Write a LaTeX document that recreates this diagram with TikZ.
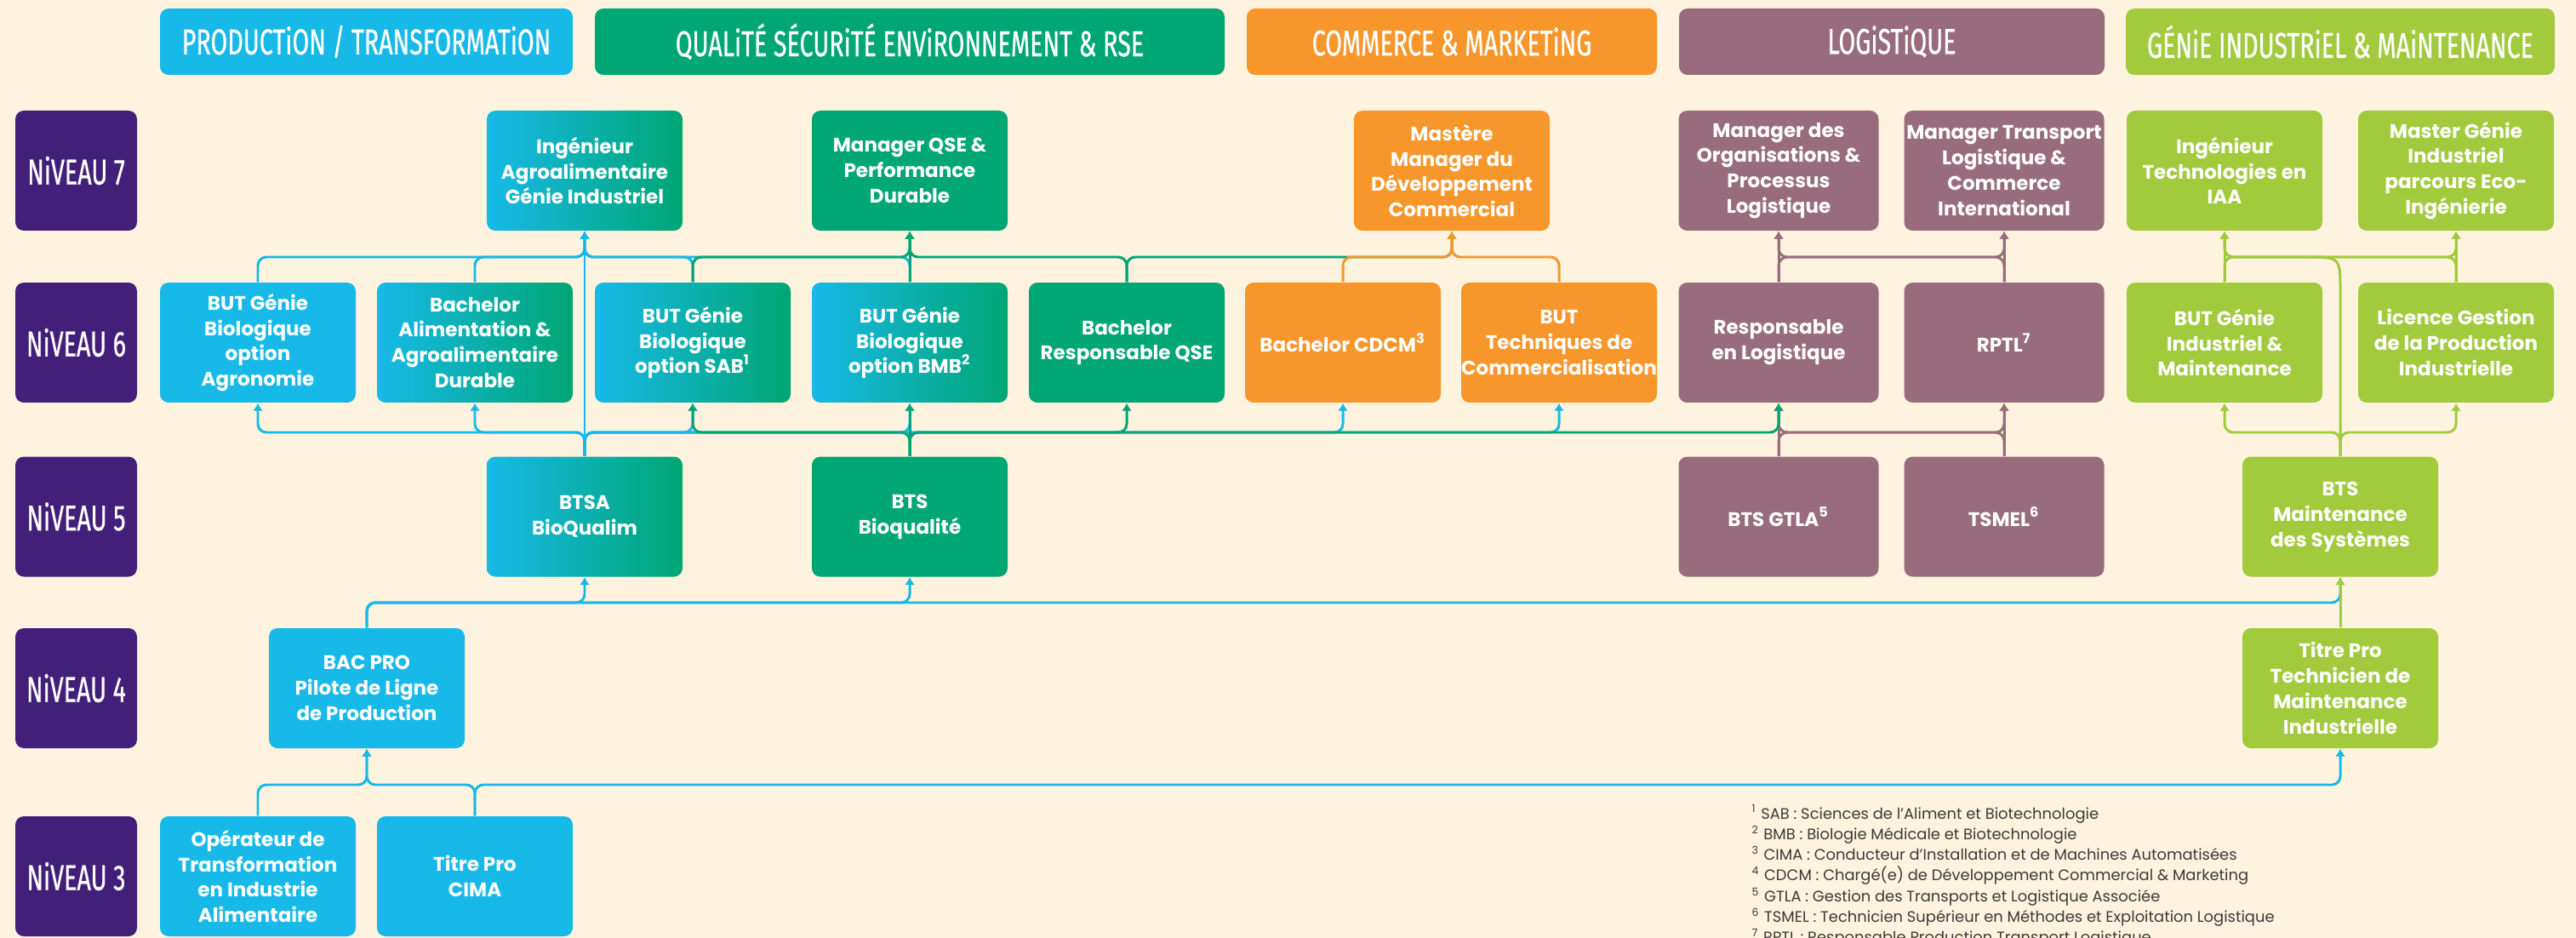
\documentclass[tikz,border=0pt]{standalone}
\usepackage{fontspec}
\setmainfont{Poppins}
\newfontfamily\headfont{Fira Sans}[FakeStretch=0.68, FakeBold=0.6]
\usepackage{tikz}
\usetikzlibrary{calc, arrows.meta}
\definecolor{cream}{HTML}{FEF3DE}
\definecolor{cblue}{HTML}{17B9E8}
\definecolor{cgreen}{HTML}{00A673}
\definecolor{corange}{HTML}{F7962A}
\definecolor{cmauve}{HTML}{986C7C}
\definecolor{clgreen}{HTML}{A1CA3D}
\definecolor{cpurple}{HTML}{42207A}
\definecolor{cnote}{HTML}{3A3A3A}
\tikzstyle{arrow}  = [line width=0.85pt, rounded corners=1mm, -{Latex[length=0.9mm,width=1.2mm]}]
\tikzstyle{box}    = [rounded corners=1mm, inner sep=0pt, minimum width=23mm, minimum height=14.1mm, align=center, text=white, font=\fontsize{6.55}{8.5}\selectfont\bfseries]
\tikzstyle{grad}   = [box, left color=cblue, right color=cgreen]
\tikzstyle{head}   = [rounded corners=1mm, inner sep=0pt, minimum height=7.8mm, text=white, font=\headfont\fontsize{12}{14}\selectfont]
\tikzstyle{niveau} = [head, fill=cpurple, minimum width=14.3mm, minimum height=14.1mm]
\tikzstyle{note}   = [anchor=base west, inner sep=0pt, text=cnote, font=\fontsize{5.1}{6.9}\selectfont]

\begin{document}
\begin{tikzpicture}[x=0.1mm, y=-0.1mm]
  \useasboundingbox (0,0) rectangle (3027,1102);
  \fill[cream] (0,0) rectangle (3027,1102);

  %column headers
  \node[head, fill=cblue,   minimum width=48.5mm] (hprod) at (430.5,49) {PRODUCTiON / TRANSFORMATiON};
  \node[head, fill=cgreen,  minimum width=74mm]   (hqse)  at (1069,49)  {QUALiTÉ SÉCURiTÉ ENViRONNEMENT \& RSE};
  \node[head, fill=corange, minimum width=48.2mm] (hcom)  at (1706,49)  {COMMERCE \& MARKETiNG};
  \node[head, fill=cmauve,  minimum width=50mm]   (hlog)  at (2223,49)  {LOGiSTiQUE};
  \node[head, fill=clgreen, minimum width=50.4mm] (hgim)  at (2750,49)  {GÉNiE INDUSTRiEL \& MAiNTENANCE};

  %level labels on the left
  \foreach \n/\y in {7/200.5, 6/402.5, 5/607, 4/808.5, 3/1029.5}{
    \node[niveau] (niv\n) at (89.5,\y) {NiVEAU \n};
  }

  %level 7
  \node[grad] (ingagro) at (687,200.5) {Ingénieur\\Agroalimentaire\\Génie Industriel};
  \node[box, fill=cgreen] (mqse) at (1069,200.5) {Manager QSE \&\\Performance\\Durable};
  \node[box, fill=corange] (mastere) at (1706,200.5) {Mastère\\Manager du\\Développement\\Commercial};
  \node[box, fill=cmauve, minimum width=23.5mm] (morga) at (2090,200.5) {Manager des\\Organisations \&\\Processus\\Logistique};
  \node[box, fill=cmauve, minimum width=23.5mm] (mtrans) at (2355,200.5) {Manager Transport\\Logistique \&\\Commerce\\International};
  \node[box, fill=clgreen] (ingiaa) at (2614,200.5) {Ingénieur\\Technologies en\\IAA};
  \node[box, fill=clgreen] (mastergi) at (2886,200.5) {Master Génie\\Industriel\\parcours Eco-\\Ingénierie};

  %level 6
  \node[box, fill=cblue] (butagro) at (303,402.5) {BUT Génie\\Biologique\\option\\Agronomie};
  \node[grad] (bachalim) at (558,402.5) {Bachelor\\Alimentation \&\\Agroalimentaire\\Durable};
  \node[grad] (butsab) at (814,402.5) {BUT Génie\\Biologique\\option SAB\textsuperscript{1}};
  \node[grad] (butbmb) at (1069,402.5) {BUT Génie\\Biologique\\option BMB\textsuperscript{2}};
  \node[box, fill=cgreen] (bachqse) at (1324,402.5) {Bachelor\\Responsable QSE};
  \node[box, fill=corange] (cdcm) at (1578,402.5) {Bachelor CDCM\textsuperscript{3}};
  \node[box, fill=corange] (butc) at (1832,402.5) {BUT\\Techniques de\\Commercialisation};
  \node[box, fill=cmauve, minimum width=23.5mm] (resplog) at (2090,402.5) {Responsable\\en Logistique};
  \node[box, fill=cmauve, minimum width=23.5mm] (rptl) at (2355,402.5) {RPTL\textsuperscript{7}};
  \node[box, fill=clgreen] (butgim) at (2614,402.5) {BUT Génie\\Industriel \&\\Maintenance};
  \node[box, fill=clgreen] (licence) at (2886,402.5) {Licence Gestion\\de la Production\\Industrielle};

  %level 5
  \node[grad] (btsa) at (687,607) {BTSA\\BioQualim};
  \node[box, fill=cgreen] (bioq) at (1069,607) {BTS\\Bioqualité};
  \node[box, fill=cmauve, minimum width=23.5mm] (gtla) at (2090,607) {BTS GTLA\textsuperscript{5}};
  \node[box, fill=cmauve, minimum width=23.5mm] (tsmel) at (2355,607) {TSMEL\textsuperscript{6}};
  \node[box, fill=clgreen] (btsmaint) at (2750,607) {BTS\\Maintenance\\des Systèmes};

  %level 4
  \node[box, fill=cblue] (bacpro) at (431,808.5) {BAC PRO\\Pilote de Ligne\\de Production};
  \node[box, fill=clgreen] (tmi) at (2750,808.5) {Titre Pro\\Technicien de\\Maintenance\\Industrielle};

  %level 3
  \node[box, fill=cblue] (operateur) at (303,1029.5) {Opérateur de\\Transformation\\en Industrie\\Alimentaire};
  \node[box, fill=cblue] (cima) at (558,1029.5) {Titre Pro\\CIMA};

  %buses between the levels
  \coordinate (bus67) at (0,302);
  \coordinate (bus56) at (0,508);
  \coordinate (bus45) at (0,708);
  \coordinate (bus34) at (0,922);

  %level 6 -> level 7
  \foreach \s in {butagro,bachalim,butsab,butbmb}
    \draw[arrow,cblue] (\s.north) -- (\s.north |- bus67) -- (ingagro.south |- bus67) -- (ingagro.south);
  \foreach \s/\t in {butsab/mqse, bachqse/mqse, bachqse/mastere}
    \draw[arrow,cgreen] (\s.north) -- (\s.north |- bus67) -- (\t.south |- bus67) -- (\t.south);
  \draw[arrow,cgreen] (butbmb.north) -- (mqse.south);
  \foreach \s in {cdcm,butc}
    \draw[arrow,corange] (\s.north) -- (\s.north |- bus67) -- (mastere.south |- bus67) -- (mastere.south);
  \foreach \s/\t in {resplog/mtrans, rptl/morga}
    \draw[arrow,cmauve] (\s.north) -- (\s.north |- bus67) -- (\t.south |- bus67) -- (\t.south);
  \draw[arrow,cmauve] (resplog.north) -- (morga.south);
  \draw[arrow,cmauve] (rptl.north) -- (mtrans.south);
  \foreach \s/\t in {butgim/mastergi, licence/ingiaa}
    \draw[arrow,clgreen] (\s.north) -- (\s.north |- bus67) -- (\t.south |- bus67) -- (\t.south);
  \draw[arrow,clgreen] (butgim.north) -- (ingiaa.south);
  \draw[arrow,clgreen] (licence.north) -- (mastergi.south);
  \draw[arrow,clgreen] (btsmaint.north) -- ($(btsmaint.north |- bus67)+(0,50)$)
    .. controls (btsmaint.north |- bus67) .. ($(btsmaint.north |- bus67)+(-50,0)$)
    -- (ingiaa.south |- bus67) -- (ingiaa.south);

  %level 5 -> level 6
  \foreach \t in {butagro,bachalim,butsab,butbmb,cdcm,butc}
    \draw[arrow,cblue] (btsa.north) -- (btsa.north |- bus56) -- (\t.south |- bus56) -- (\t.south);
  \draw[arrow,cblue] (btsa.north) -- (ingagro.south);
  \foreach \s/\t in {gtla/rptl, tsmel/resplog}
    \draw[arrow,cmauve] (\s.north) -- (\s.north |- bus56) -- (\t.south |- bus56) -- (\t.south);
  \draw[arrow,cmauve] (gtla.north) -- (resplog.south);
  \draw[arrow,cmauve] (tsmel.north) -- (rptl.south);
  \foreach \t in {butsab,bachqse,resplog}
    \draw[arrow,cgreen] (bioq.north) -- (bioq.north |- bus56) -- (\t.south |- bus56) -- (\t.south);
  \draw[arrow,cgreen] (bioq.north) -- (butbmb.south);
  \foreach \t in {butgim,licence}
    \draw[arrow,clgreen] (btsmaint.north) -- (btsmaint.north |- bus56) -- (\t.south |- bus56) -- (\t.south);

  %level 4 -> level 5
  \foreach \t in {btsa,bioq,btsmaint}
    \draw[arrow,cblue] (bacpro.north) -- (bacpro.north |- bus45) -- (\t.south |- bus45) -- (\t.south);
  \draw[arrow,clgreen] (tmi.north) -- (btsmaint.south);

  %level 3 -> level 4
  \foreach \s/\t in {operateur/bacpro, cima/bacpro, cima/tmi}
    \draw[arrow,cblue] (\s.north) -- (\s.north |- bus34) -- (\t.south |- bus34) -- (\t.south);

  %footnotes
  \foreach \txt [count=\i] in {
    {\textsuperscript{1} SAB : Sciences de l’Aliment et Biotechnologie},
    {\textsuperscript{2} BMB : Biologie Médicale et Biotechnologie},
    {\textsuperscript{3} CIMA : Conducteur d'Installation et de Machines Automatisées},
    {\textsuperscript{4} CDCM : Chargé(e) de Développement Commercial \& Marketing},
    {\textsuperscript{5} GTLA : Gestion des Transports et Logistique Associée},
    {\textsuperscript{6} TSMEL : Technicien Supérieur en Méthodes et Exploitation Logistique},
    {\textsuperscript{7} RPTL : Responsable Production Transport Logistique}}{
    \node[note] (note\i) at (2058,{962+24.3*(\i-1)}) {\txt};
  }
\end{tikzpicture}
\end{document}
+++
• Exercise instructions
Skip the pictures and restate exactly the lines from the beginning of the listing to the line with "fill=clgreen, minimum width=50.4mm]", that line included.

• Solution below
Write a LaTeX document that recreates this diagram with TikZ.
\documentclass[tikz,border=0pt]{standalone}
\usepackage{fontspec}
\setmainfont{Poppins}
\newfontfamily\headfont{Fira Sans}[FakeStretch=0.68, FakeBold=0.6]
\usepackage{tikz}
\usetikzlibrary{calc, arrows.meta}
\definecolor{cream}{HTML}{FEF3DE}
\definecolor{cblue}{HTML}{17B9E8}
\definecolor{cgreen}{HTML}{00A673}
\definecolor{corange}{HTML}{F7962A}
\definecolor{cmauve}{HTML}{986C7C}
\definecolor{clgreen}{HTML}{A1CA3D}
\definecolor{cpurple}{HTML}{42207A}
\definecolor{cnote}{HTML}{3A3A3A}
\tikzstyle{arrow}  = [line width=0.85pt, rounded corners=1mm, -{Latex[length=0.9mm,width=1.2mm]}]
\tikzstyle{box}    = [rounded corners=1mm, inner sep=0pt, minimum width=23mm, minimum height=14.1mm, align=center, text=white, font=\fontsize{6.55}{8.5}\selectfont\bfseries]
\tikzstyle{grad}   = [box, left color=cblue, right color=cgreen]
\tikzstyle{head}   = [rounded corners=1mm, inner sep=0pt, minimum height=7.8mm, text=white, font=\headfont\fontsize{12}{14}\selectfont]
\tikzstyle{niveau} = [head, fill=cpurple, minimum width=14.3mm, minimum height=14.1mm]
\tikzstyle{note}   = [anchor=base west, inner sep=0pt, text=cnote, font=\fontsize{5.1}{6.9}\selectfont]

\begin{document}
\begin{tikzpicture}[x=0.1mm, y=-0.1mm]
  \useasboundingbox (0,0) rectangle (3027,1102);
  \fill[cream] (0,0) rectangle (3027,1102);

  %column headers
  \node[head, fill=cblue,   minimum width=48.5mm] (hprod) at (430.5,49) {PRODUCTiON / TRANSFORMATiON};
  \node[head, fill=cgreen,  minimum width=74mm]   (hqse)  at (1069,49)  {QUALiTÉ SÉCURiTÉ ENViRONNEMENT \& RSE};
  \node[head, fill=corange, minimum width=48.2mm] (hcom)  at (1706,49)  {COMMERCE \& MARKETiNG};
  \node[head, fill=cmauve,  minimum width=50mm]   (hlog)  at (2223,49)  {LOGiSTiQUE};
  \node[head, fill=clgreen, minimum width=50.4mm] (hgim)  at (2750,49)  {GÉNiE INDUSTRiEL \& MAiNTENANCE};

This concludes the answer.